++++ THE INPUT ++++
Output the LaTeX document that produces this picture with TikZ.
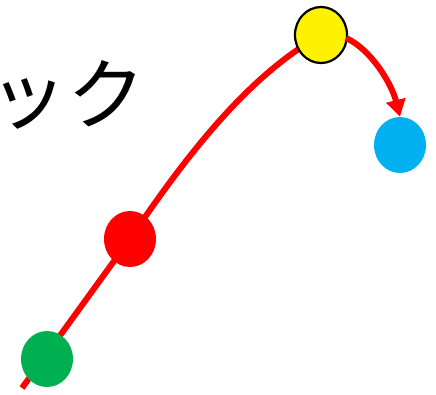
++++
++++ THE INPUT ++++
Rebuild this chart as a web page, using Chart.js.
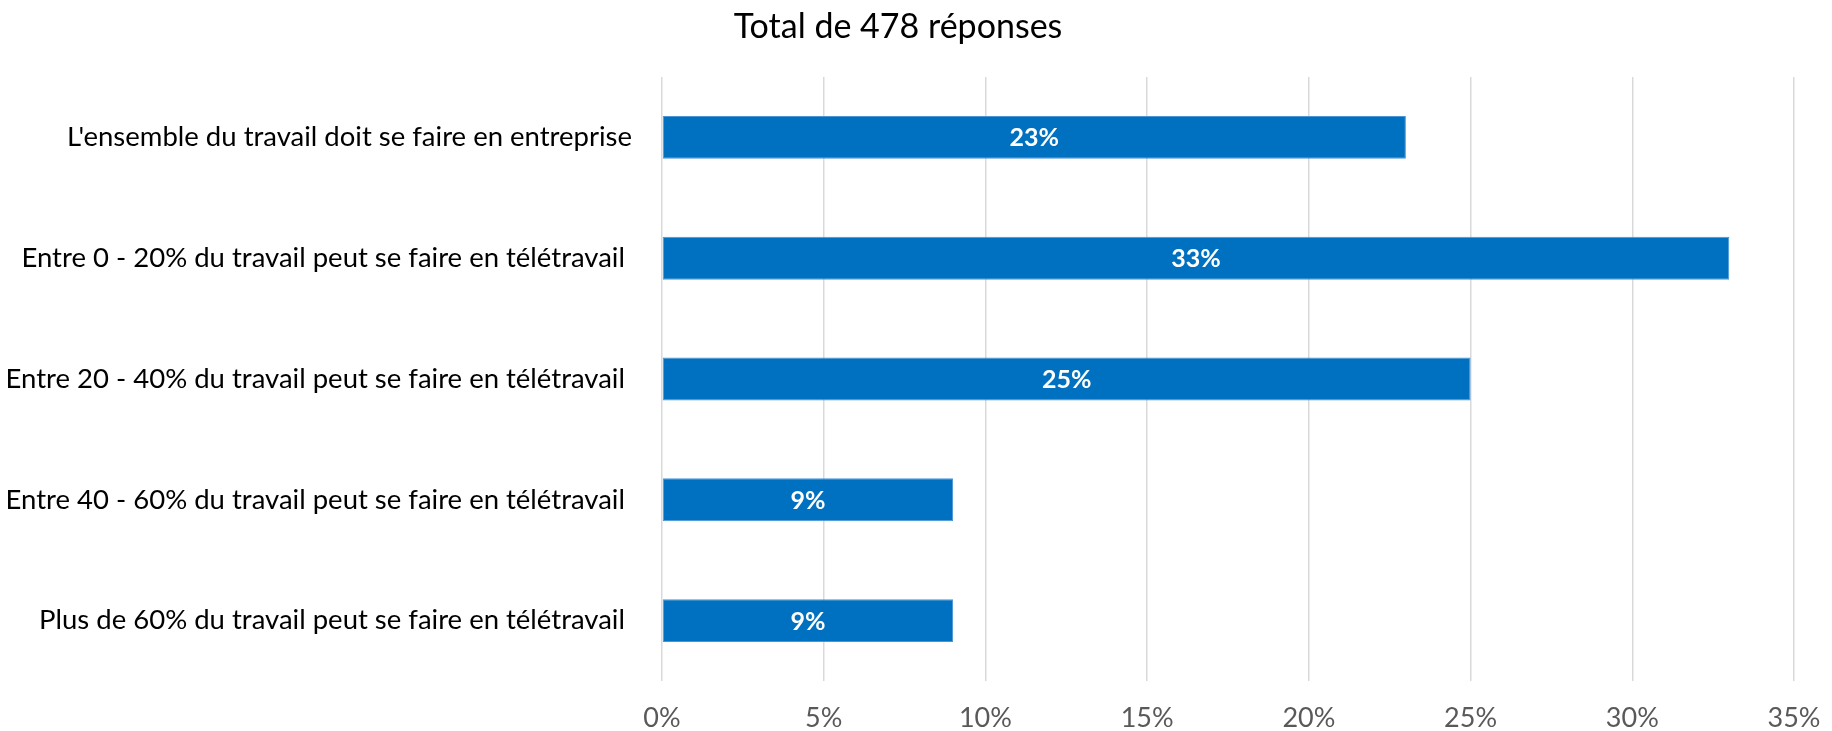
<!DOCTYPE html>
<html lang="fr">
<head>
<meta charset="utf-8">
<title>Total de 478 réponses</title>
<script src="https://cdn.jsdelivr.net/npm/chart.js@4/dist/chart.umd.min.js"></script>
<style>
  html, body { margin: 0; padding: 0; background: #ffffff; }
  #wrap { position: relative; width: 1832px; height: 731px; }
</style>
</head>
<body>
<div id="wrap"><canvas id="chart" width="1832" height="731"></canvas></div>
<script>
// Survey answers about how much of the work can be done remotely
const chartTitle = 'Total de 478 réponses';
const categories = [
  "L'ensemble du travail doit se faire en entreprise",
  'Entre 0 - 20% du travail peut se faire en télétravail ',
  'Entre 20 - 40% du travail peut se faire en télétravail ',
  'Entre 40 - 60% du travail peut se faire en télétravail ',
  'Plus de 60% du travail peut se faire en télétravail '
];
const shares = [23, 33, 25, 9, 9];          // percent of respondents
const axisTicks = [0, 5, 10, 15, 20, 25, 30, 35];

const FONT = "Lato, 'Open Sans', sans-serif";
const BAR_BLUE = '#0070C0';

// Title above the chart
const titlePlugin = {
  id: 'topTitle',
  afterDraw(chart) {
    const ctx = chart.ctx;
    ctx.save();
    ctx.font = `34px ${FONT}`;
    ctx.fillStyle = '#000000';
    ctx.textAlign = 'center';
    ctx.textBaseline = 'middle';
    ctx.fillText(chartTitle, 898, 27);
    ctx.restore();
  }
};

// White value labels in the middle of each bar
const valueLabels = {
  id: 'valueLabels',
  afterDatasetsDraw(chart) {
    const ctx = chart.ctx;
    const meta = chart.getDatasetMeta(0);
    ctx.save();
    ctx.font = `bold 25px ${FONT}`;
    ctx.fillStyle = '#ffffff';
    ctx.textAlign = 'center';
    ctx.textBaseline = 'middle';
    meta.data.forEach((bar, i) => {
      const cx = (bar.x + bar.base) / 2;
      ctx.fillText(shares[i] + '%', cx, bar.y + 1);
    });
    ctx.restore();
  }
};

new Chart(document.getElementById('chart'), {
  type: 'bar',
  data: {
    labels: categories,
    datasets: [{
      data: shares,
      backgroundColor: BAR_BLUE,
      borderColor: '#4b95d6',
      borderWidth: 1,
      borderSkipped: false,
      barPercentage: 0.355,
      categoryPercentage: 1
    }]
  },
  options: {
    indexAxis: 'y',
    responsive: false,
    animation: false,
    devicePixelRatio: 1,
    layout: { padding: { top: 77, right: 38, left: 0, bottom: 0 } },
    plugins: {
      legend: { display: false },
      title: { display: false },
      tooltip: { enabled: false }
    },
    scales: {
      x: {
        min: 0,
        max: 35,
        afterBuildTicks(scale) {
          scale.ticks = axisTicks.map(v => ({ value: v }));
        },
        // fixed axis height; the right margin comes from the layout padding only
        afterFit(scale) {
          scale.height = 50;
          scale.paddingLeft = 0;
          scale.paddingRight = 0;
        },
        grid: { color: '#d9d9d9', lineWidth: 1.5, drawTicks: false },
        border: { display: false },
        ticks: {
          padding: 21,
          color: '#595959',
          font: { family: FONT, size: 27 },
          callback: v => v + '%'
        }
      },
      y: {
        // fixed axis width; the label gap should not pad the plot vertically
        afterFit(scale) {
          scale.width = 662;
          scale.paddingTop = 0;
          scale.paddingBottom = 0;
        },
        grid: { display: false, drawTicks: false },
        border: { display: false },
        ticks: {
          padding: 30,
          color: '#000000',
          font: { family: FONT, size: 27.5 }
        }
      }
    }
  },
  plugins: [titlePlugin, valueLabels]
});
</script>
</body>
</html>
++++
### BRIEF
Write out the lines running from the one that contains "Rebuild this chart" through the one that contains "const axisTicks = [0, 5, 10, 15, 20, 25, 30, 35];", ends included, and nothing else. Pictures stay out of the copy.

### ANSWER TO THIS EXERCISE
Rebuild this chart as a web page, using Chart.js.
<!DOCTYPE html>
<html lang="fr">
<head>
<meta charset="utf-8">
<title>Total de 478 réponses</title>
<script src="https://cdn.jsdelivr.net/npm/chart.js@4/dist/chart.umd.min.js"></script>
<style>
  html, body { margin: 0; padding: 0; background: #ffffff; }
  #wrap { position: relative; width: 1832px; height: 731px; }
</style>
</head>
<body>
<div id="wrap"><canvas id="chart" width="1832" height="731"></canvas></div>
<script>
// Survey answers about how much of the work can be done remotely
const chartTitle = 'Total de 478 réponses';
const categories = [
  "L'ensemble du travail doit se faire en entreprise",
  'Entre 0 - 20% du travail peut se faire en télétravail ',
  'Entre 20 - 40% du travail peut se faire en télétravail ',
  'Entre 40 - 60% du travail peut se faire en télétravail ',
  'Plus de 60% du travail peut se faire en télétravail '
];
const shares = [23, 33, 25, 9, 9];          // percent of respondents
const axisTicks = [0, 5, 10, 15, 20, 25, 30, 35];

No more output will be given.